In the introduction of the particular work with which we are at present occupied, for instance, we find it gravely set forth that: "The mutability of all things, but more especially of fashions, has rendered the labours of our predecessors in this line of little use; nay, at this day, they can only tend to mislead those foreigners who seek a knowledge of English taste in the various articles of household furniture." That was sweeping enough, indeed. Poor old Chippendale! Still, he has been avenged, and time has proved the futility of that wholesale condemnation couched in so superior a tone.
We must judge these men by their works and not their words; and we must recognise to the full that Messrs. Heppelwhite & Co. undoubtedly did succeed in a remarkable degree in blending "elegance and utility." How they contrived to accomplish that task will become apparent upon a careful examination Of the plates accompanying these notes, in conjunction with such explanatory remarks as I may be able to offer. And it may be as well here to emphasise the fact that the examples reproduced are, in every instance, absolutely authentic, having been taken direct from "The Cabinet Maker and Upholsterer's Guide" itself; from which source they have been selected with the most scrupulous care, in order that they may convey an absolutely complete idea of the style which they represent.

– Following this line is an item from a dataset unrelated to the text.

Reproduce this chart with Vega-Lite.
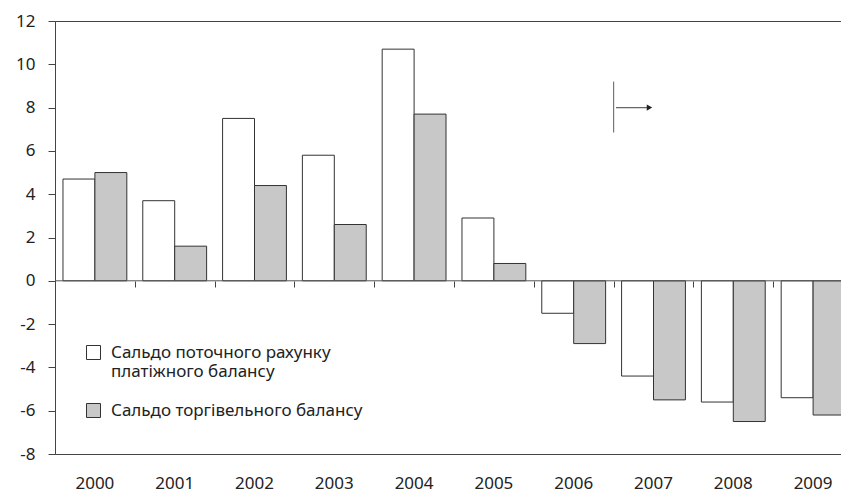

At the outset I may say that, though Messrs. Heppelwhite worked during the earlier years of their career almost contemporaneously with Chippendale, whose days were then rapidly drawing to a close, the style or styles founded by the old "upholder" of Saint Martin's Lane seem to have possessed little or no charm in their eyes; they appropriated but very slightly from them - a really remarkable fact, considering all things. As I have before insisted, it is a very simple matter, therefore, to distinguish between the respective styles. While, as we have seen, the earlier designer drew so largely for inspiration from the "Louis-Quatorze" and the "Louis-Quinze" (as Sheraton did from the "Louis-Seize"), Heppelwhite struck upon the "happy medium"; and, though indebted in some degree to all those modes for ideas, he sedulously refrained from following too closely upon the exact lines of any one of them.